In this tutorial, we introduce how to apply DeepSpeed Mixture of Experts (MoE) to NLG models, which reduces the training cost by 5 times and reduce the MoE model size by 3 times (details in our Blog). We use the GPT-3 like models in Megatron-LM framework as the example. Before reading this tutorial, we recommend to first read the tutorials about Mixture of Experts and Megatron-LM GPT pre-training.
You would need to install DeepSpeed v0.6.0 or higher to use the MoE feature. The MoE for NLG model examples are in the Megatron-DeepSpeed repo (currently under the moe branch but later could be merged to main branch).
2. Training NLG+MoE models
2.1. Changes to the model
To apply MoE to the GPT-style model, we made several changes in Megatron framework, mostly in
megatron/model/ where we add the MoE layers into the model.
2.2. Pre-training the Standard MoE model
--num-experts: the number of experts per MoE layer. In our experiments we set it to 128. Larger number of experts tend to provide better convergence, but it’s a diminishing return.
--moe-expert-parallel-size: degree of the MoE expert parallelism. In other words, there will be
num-experts/moe-expert-parallel-size experts on each GPU. Thus
--moe-expert-parallel-size should be no more than both number of GPUs, and
--moe-loss-coeff: scaling coefficient for adding MoE loss to model loss. In our experiments we find that 0.01 is a good setting.
--moe-min-capacity: these configs determine how many tokens can a single expert handle. Larger numbers could lead to better convergence, but would also lead to slower training since the load would be more unbalanced on different experts.
--disable-moe-token-dropping: this will completely remove the limitation of how many tokens can a single expert handle. For the same reason as above, we only recommend using this during inference/eval.
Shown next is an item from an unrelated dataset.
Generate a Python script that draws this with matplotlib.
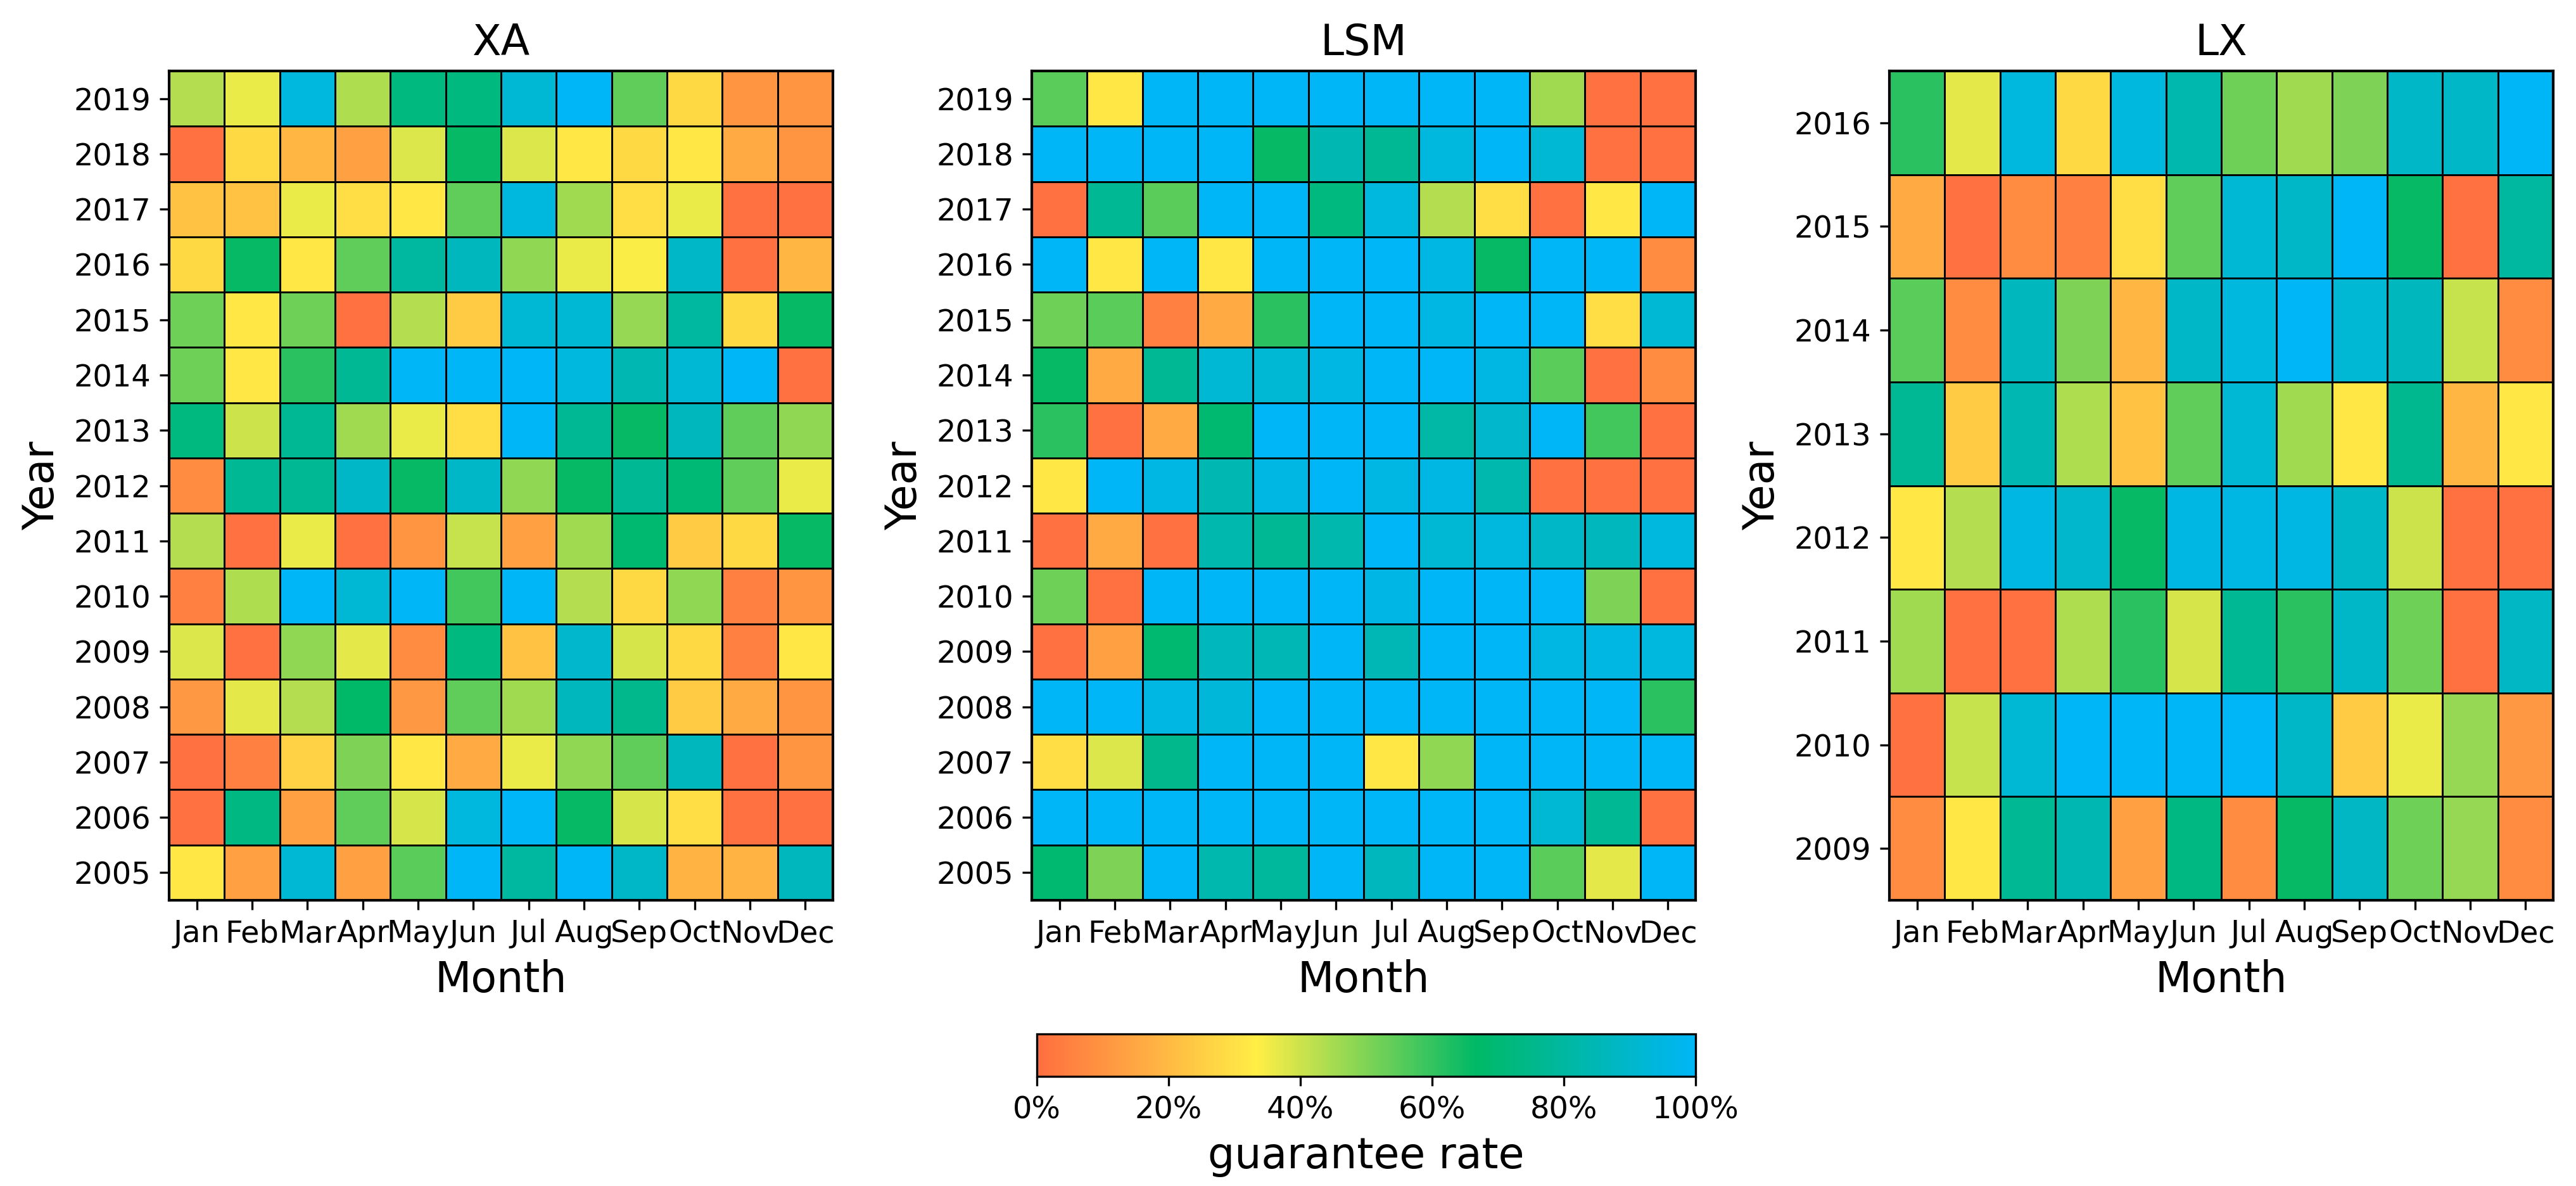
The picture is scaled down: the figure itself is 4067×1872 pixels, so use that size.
import numpy as np
import matplotlib
matplotlib.use("Agg")
import matplotlib.pyplot as plt
from matplotlib.colors import LinearSegmentedColormap
from matplotlib.ticker import FuncFormatter

months = ['Jan', 'Feb', 'Mar', 'Apr', 'May', 'Jun', 'Jul', 'Aug', 'Sep', 'Oct', 'Nov', 'Dec']

# guarantee rate (%), rows listed from the latest year (top) to the earliest (bottom)
xa_years = [2019, 2018, 2017, 2016, 2015, 2014, 2013, 2012, 2011, 2010, 2009, 2008, 2007, 2006, 2005]
xa_rates = [
    [43, 36, 94, 44, 72, 72, 92, 100, 54, 28, 10, 10],
    [1, 28, 19, 13, 38, 66, 38, 32, 28, 32, 16, 10],
    [22, 22, 36, 29, 32, 54, 94, 46, 29, 36, 1, 1],
    [28, 66, 32, 54, 80, 87, 48, 36, 34, 89, 1, 19],
    [52, 32, 52, 1, 43, 24, 92, 92, 47, 80, 28, 66],
    [52, 32, 61, 77, 100, 100, 100, 94, 84, 92, 100, 1],
    [72, 40, 77, 46, 36, 29, 100, 77, 66, 87, 54, 48],
    [8, 77, 77, 89, 66, 89, 48, 66, 77, 70, 54, 36],
    [43, 1, 36, 1, 10, 41, 13, 46, 69, 24, 28, 66],
    [5, 44, 100, 92, 100, 58, 100, 43, 28, 48, 5, 10],
    [38, 1, 48, 37, 8, 72, 22, 90, 39, 28, 5, 32],
    [11, 37, 43, 67, 11, 54, 46, 87, 75, 24, 16, 10],
    [1, 5, 26, 50, 32, 16, 36, 48, 54, 87, 1, 10],
    [1, 73, 13, 54, 39, 94, 100, 66, 39, 29, 1, 1],
    [32, 13, 92, 13, 55, 100, 80, 100, 89, 18, 18, 87],
]

lsm_years = [2019, 2018, 2017, 2016, 2015, 2014, 2013, 2012, 2011, 2010, 2009, 2008, 2007, 2006, 2005]
lsm_rates = [
    [55, 32, 100, 100, 100, 100, 100, 100, 100, 46, 1, 1],
    [100, 100, 100, 100, 66, 84, 77, 94, 100, 92, 1, 1],
    [1, 77, 55, 100, 100, 72, 94, 43, 29, 1, 32, 100],
    [100, 32, 100, 32, 100, 100, 100, 95, 66, 100, 100, 8],
    [52, 55, 5, 16, 61, 100, 100, 95, 100, 100, 29, 92],
    [66, 16, 77, 92, 92, 95, 100, 100, 95, 55, 1, 8],
    [61, 1, 16, 69, 100, 100, 100, 81, 90, 100, 58, 1],
    [32, 100, 95, 84, 95, 100, 95, 95, 83, 1, 1, 1],
    [1, 16, 1, 83, 77, 83, 100, 92, 94, 89, 87, 94],
    [52, 1, 100, 100, 100, 100, 96, 100, 100, 100, 50, 1],
    [1, 13, 69, 87, 85, 100, 85, 100, 100, 95, 95, 94],
    [100, 100, 95, 93, 100, 100, 100, 100, 100, 100, 100, 61],
    [29, 38, 75, 100, 100, 100, 32, 48, 100, 100, 100, 100],
    [100, 100, 100, 100, 100, 100, 100, 100, 100, 92, 77, 1],
    [69, 50, 100, 83, 79, 100, 87, 100, 100, 55, 37, 100],
]

lx_years = [2016, 2015, 2014, 2013, 2012, 2011, 2010, 2009]
lx_rates = [
    [61, 37, 94, 28, 94, 83, 52, 46, 50, 89, 89, 100],
    [16, 1, 8, 5, 29, 54, 92, 89, 100, 66, 1, 80],
    [55, 8, 87, 50, 19, 89, 94, 100, 92, 87, 41, 8],
    [77, 24, 84, 44, 22, 54, 92, 46, 32, 76, 19, 32],
    [32, 43, 95, 90, 66, 95, 95, 95, 89, 40, 1, 1],
    [46, 1, 1, 44, 61, 39, 77, 61, 89, 52, 1, 88],
    [1, 41, 92, 100, 100, 100, 100, 89, 24, 36, 47, 11],
    [8, 32, 77, 84, 13, 73, 8, 66, 88, 52, 47, 8],
]

cmap = LinearSegmentedColormap.from_list(
    'guarantee',
    [(0.0, '#FF6E40'), (1/3, '#FFEE45'), (2/3, '#00B966'), (1.0, '#00B6F6')])

W, H = 4067, 1872
fig = plt.figure(figsize=(W / 300, H / 300), dpi=300)

panels = [('XA', xa_years, xa_rates, 267),
          ('LSM', lsm_years, lsm_rates, 1629),
          ('LX', lx_years, lx_rates, 2983)]

mesh = None
for name, years, rates, left_px in panels:
    ax = fig.add_axes([left_px / W, 1 - 1421 / H, 1048 / W, 1309 / H])
    data = np.array(rates, dtype=float)
    mesh = ax.pcolormesh(np.arange(len(months) + 1), np.arange(len(years) + 1), data,
                         cmap=cmap, vmin=0, vmax=100,
                         edgecolors='black', linewidth=0.7)
    ax.set_xlim(0, len(months))
    ax.set_ylim(len(years), 0)
    ax.set_xticks(np.arange(len(months)) + 0.5)
    ax.set_xticklabels(months, fontsize=11.5)
    ax.set_yticks(np.arange(len(years)) + 0.5)
    ax.set_yticklabels([str(y) for y in years], fontsize=11.5)
    ax.set_title(name, fontsize=16)
    ax.set_xlabel('Month', fontsize=16)
    ax.set_ylabel('Year', fontsize=16)
    for s in ax.spines.values():
        s.set_linewidth(1.0)

cax = fig.add_axes([1637 / W, 1 - 1699 / H, 1040 / W, 67 / H])
cb = fig.colorbar(mesh, cax=cax, orientation='horizontal', ticks=[0, 20, 40, 60, 80, 100])
cb.ax.xaxis.set_major_formatter(FuncFormatter(lambda v, p: f'{v:.0f}%'))
cb.ax.tick_params(labelsize=11.5)
cb.set_label('guarantee rate', fontsize=16)

fig.savefig('out.png', dpi=300)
2.3. Pre-training the PR-MoE model
PR-MoE is a new designed MoE models, standing for Pyramid-Residual-MoE, which improves the parameter efficiency up to 3x as compared to standard MoE. Please see our Blog for more details. We provide example training scripts under examples/MoE. There are a few different hyperparameters for PR-MoE model compared to standard MoE:
--num-experts: Instead of providing a single number, to enable Pyramid-MoE, you need to provide a list, whose length is the same as the number of MoE layers. We suggest to use more experts in the latter stage (close to output) of the model.
--mlp-type: chosen from
[standard, residual]. When it is residual, Residual-MoE is enabled.
In addition to the new hyperparameters above for standard MoE and PR-MoE, for NLG+MoE models we found that it’s helpful to lower the learning rate and increase the learning rate decay duration compared to the base dense model. Details of our tuning can be found in the example training scripts.
Regarding training data, we are not able to release our internal data but any public data for Megatron-LM pre-training can be directly used to train MoE models (with the caveat that it might not provide the exact same model quality as in our experiments). For example, we evaluated The Pile dataset (pile.eleuther.ai, github.com/EleutherAI/the-pile) for both dense and MoE models. Table 1 below shows that this public data provides similar evaluation results as our internal data.
|Model size||LAMBADA: completion prediction||PIQA: commonsense reasoning||BoolQ: reading comprehension||RACE-h: reading comprehension||TriviaQA: question answering||WebQs: question answering|
|350M, internal data||0.5203||0.6931||0.5364||0.3177||0.0321||0.0157|
|350M, public Pile||0.5106||0.6589||0.5933||0.3196||0.0257||0.0064|
|Standard MoE NLG:|
|350M+MoE-128, internal data||0.6270||0.7459||0.6046||0.3560||0.1658||0.0517|
|350M+MoE-128, public Pile||0.6128||0.7323||0.6040||0.3349||0.1111||0.0335|
|350M+MoE-128, internal data||0.6365||0.7399||0.5988||0.3569||0.1630||0.0473|
Table 1: Zero-shot evaluation results (last six columns) for different dense and MoE NLG models. All zero-shot evaluation results use the accuracy metric.